PROBLEM TO SOLVE:
Identify the lines that contain the word "Write" and copy each one.
--- Start MATERIAL SUPPLIED ---
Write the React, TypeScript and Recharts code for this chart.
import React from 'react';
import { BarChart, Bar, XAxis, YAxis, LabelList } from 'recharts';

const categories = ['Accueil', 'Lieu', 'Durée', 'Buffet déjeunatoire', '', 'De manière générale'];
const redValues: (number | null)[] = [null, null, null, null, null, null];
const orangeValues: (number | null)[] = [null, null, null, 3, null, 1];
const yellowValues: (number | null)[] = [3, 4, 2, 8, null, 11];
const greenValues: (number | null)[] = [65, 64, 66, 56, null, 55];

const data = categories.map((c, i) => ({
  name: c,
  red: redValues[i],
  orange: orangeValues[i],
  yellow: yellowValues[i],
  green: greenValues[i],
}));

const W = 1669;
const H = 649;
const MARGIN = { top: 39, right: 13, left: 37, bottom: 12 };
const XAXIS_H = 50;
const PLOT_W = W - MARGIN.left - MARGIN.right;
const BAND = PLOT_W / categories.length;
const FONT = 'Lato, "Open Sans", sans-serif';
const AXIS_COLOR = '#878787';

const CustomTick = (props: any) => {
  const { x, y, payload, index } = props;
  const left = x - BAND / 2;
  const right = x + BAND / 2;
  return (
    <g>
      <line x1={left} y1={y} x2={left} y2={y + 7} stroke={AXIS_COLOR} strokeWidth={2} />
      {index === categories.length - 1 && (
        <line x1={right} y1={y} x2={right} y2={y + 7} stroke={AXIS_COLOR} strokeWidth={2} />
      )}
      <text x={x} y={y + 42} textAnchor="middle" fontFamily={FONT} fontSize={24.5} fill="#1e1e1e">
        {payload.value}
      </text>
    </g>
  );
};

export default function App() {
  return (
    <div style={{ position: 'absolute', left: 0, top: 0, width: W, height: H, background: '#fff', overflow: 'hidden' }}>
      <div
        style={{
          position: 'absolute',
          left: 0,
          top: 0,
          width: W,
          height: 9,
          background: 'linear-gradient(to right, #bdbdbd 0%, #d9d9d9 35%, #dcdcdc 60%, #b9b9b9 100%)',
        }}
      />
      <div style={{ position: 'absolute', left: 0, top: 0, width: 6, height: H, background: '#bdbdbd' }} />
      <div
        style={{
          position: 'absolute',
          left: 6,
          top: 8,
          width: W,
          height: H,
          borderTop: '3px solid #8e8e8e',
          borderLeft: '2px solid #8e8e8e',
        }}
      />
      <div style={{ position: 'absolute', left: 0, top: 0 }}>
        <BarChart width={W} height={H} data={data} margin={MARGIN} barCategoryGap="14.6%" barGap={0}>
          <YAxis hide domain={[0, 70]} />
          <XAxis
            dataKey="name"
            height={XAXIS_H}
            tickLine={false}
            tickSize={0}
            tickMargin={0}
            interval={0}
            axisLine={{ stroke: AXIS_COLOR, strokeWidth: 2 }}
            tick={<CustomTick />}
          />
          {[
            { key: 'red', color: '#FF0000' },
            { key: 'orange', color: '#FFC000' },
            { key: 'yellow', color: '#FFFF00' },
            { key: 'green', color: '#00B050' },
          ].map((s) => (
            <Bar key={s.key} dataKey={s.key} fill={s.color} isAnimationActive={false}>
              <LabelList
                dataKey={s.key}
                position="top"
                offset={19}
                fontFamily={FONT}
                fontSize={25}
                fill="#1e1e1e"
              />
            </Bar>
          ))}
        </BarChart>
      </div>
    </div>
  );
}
--- End MATERIAL SUPPLIED ---
--- Start MATERIAL SUPPLIED ---
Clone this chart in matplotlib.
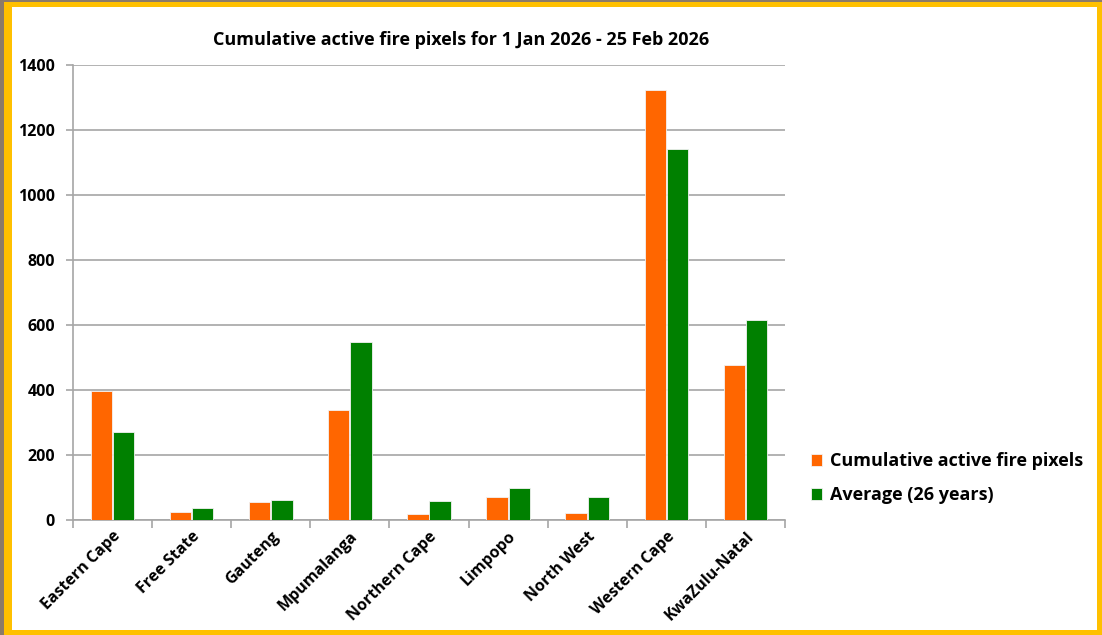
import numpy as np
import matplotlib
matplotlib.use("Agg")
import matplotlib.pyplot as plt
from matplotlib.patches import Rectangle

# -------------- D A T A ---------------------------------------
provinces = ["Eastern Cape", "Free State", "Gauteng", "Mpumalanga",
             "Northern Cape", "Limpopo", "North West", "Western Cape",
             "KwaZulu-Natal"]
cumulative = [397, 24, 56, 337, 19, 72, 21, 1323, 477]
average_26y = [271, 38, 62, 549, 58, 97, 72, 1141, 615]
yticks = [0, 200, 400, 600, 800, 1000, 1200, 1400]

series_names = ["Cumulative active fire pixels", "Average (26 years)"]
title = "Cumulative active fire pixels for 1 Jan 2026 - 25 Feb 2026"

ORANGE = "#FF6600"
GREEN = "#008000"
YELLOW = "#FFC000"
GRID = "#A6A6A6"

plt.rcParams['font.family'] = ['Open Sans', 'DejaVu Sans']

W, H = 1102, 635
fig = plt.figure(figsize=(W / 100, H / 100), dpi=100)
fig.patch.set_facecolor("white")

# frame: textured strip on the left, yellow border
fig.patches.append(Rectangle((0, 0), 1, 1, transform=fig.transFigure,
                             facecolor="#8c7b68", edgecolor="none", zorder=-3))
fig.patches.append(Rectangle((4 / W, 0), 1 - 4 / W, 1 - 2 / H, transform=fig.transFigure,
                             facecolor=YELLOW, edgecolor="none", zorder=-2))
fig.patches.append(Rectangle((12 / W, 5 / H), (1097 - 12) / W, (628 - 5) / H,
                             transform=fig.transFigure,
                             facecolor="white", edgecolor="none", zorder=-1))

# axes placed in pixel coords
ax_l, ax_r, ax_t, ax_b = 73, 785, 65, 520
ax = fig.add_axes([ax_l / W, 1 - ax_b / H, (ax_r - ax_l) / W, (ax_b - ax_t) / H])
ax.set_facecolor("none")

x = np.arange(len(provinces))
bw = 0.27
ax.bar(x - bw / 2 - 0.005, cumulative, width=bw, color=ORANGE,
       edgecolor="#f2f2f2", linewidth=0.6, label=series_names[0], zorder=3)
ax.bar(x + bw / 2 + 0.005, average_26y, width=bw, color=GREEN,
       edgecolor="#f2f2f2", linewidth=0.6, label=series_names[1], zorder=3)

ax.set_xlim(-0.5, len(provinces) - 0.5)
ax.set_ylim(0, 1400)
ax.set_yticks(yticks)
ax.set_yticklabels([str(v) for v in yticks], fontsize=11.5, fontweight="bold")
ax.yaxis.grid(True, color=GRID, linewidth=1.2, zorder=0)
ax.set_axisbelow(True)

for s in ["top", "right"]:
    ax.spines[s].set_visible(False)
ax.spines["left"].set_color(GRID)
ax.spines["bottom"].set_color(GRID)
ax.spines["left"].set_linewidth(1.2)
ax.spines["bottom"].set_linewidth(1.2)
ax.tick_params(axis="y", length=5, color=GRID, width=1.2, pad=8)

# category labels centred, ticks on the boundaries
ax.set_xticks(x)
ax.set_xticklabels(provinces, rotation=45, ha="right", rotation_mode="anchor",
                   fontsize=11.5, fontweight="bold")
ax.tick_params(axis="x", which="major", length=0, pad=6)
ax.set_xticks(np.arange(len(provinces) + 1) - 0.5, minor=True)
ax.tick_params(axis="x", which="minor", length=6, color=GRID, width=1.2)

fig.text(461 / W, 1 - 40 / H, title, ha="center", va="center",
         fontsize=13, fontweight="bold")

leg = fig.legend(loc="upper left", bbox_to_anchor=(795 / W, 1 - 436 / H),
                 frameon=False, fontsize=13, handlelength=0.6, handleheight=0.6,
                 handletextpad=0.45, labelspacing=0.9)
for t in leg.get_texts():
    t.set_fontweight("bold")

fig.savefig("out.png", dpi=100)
--- End MATERIAL SUPPLIED ---
--- Start MATERIAL SUPPLIED ---
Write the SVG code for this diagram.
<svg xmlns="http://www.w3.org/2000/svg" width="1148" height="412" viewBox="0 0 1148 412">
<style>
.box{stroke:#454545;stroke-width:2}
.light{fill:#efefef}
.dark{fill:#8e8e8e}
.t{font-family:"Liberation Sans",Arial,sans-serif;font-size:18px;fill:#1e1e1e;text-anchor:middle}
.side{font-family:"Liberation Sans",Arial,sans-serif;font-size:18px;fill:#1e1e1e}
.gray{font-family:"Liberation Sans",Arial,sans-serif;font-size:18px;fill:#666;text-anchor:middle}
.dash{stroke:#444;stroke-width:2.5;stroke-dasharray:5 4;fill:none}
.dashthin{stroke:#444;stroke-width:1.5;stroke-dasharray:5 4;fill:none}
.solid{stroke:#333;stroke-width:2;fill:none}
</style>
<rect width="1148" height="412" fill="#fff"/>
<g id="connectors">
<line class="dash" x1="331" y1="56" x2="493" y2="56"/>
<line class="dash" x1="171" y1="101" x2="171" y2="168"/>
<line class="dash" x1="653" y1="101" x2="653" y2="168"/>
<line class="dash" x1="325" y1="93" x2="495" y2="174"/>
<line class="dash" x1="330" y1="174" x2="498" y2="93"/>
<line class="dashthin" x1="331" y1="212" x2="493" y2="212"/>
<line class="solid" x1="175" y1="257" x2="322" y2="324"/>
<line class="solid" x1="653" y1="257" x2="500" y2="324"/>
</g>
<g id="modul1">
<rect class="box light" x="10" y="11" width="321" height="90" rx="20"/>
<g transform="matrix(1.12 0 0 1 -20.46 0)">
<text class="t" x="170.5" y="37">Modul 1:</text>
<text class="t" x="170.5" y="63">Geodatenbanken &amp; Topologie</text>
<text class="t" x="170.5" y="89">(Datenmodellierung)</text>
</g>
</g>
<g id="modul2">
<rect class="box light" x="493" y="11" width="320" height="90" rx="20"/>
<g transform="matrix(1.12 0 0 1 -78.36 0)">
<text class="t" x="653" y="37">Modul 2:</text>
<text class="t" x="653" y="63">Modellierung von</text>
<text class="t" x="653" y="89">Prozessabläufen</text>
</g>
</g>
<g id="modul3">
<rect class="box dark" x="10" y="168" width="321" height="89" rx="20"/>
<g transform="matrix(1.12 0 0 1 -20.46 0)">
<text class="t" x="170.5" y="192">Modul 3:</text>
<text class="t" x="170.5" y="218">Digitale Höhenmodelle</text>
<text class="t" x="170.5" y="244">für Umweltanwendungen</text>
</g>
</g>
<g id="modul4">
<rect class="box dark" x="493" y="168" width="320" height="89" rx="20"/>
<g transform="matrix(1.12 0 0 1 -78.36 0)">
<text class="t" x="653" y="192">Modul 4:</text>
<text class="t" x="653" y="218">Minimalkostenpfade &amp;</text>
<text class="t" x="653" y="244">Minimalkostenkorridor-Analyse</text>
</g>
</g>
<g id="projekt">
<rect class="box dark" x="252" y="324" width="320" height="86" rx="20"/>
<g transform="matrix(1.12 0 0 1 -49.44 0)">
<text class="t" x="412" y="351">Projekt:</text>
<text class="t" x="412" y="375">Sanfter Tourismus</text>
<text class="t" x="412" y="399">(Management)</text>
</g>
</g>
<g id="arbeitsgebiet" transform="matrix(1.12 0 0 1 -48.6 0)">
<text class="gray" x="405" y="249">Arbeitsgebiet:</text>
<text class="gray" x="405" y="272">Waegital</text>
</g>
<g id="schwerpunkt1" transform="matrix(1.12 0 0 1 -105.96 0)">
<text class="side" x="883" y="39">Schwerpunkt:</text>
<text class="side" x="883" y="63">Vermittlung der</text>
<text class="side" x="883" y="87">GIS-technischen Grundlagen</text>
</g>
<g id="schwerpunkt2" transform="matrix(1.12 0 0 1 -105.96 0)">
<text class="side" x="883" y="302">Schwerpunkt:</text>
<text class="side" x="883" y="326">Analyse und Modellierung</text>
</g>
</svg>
--- End MATERIAL SUPPLIED ---
ANSWER TO THIS PROBLEM:
Write the React, TypeScript and Recharts code for this chart.
Write the SVG code for this diagram.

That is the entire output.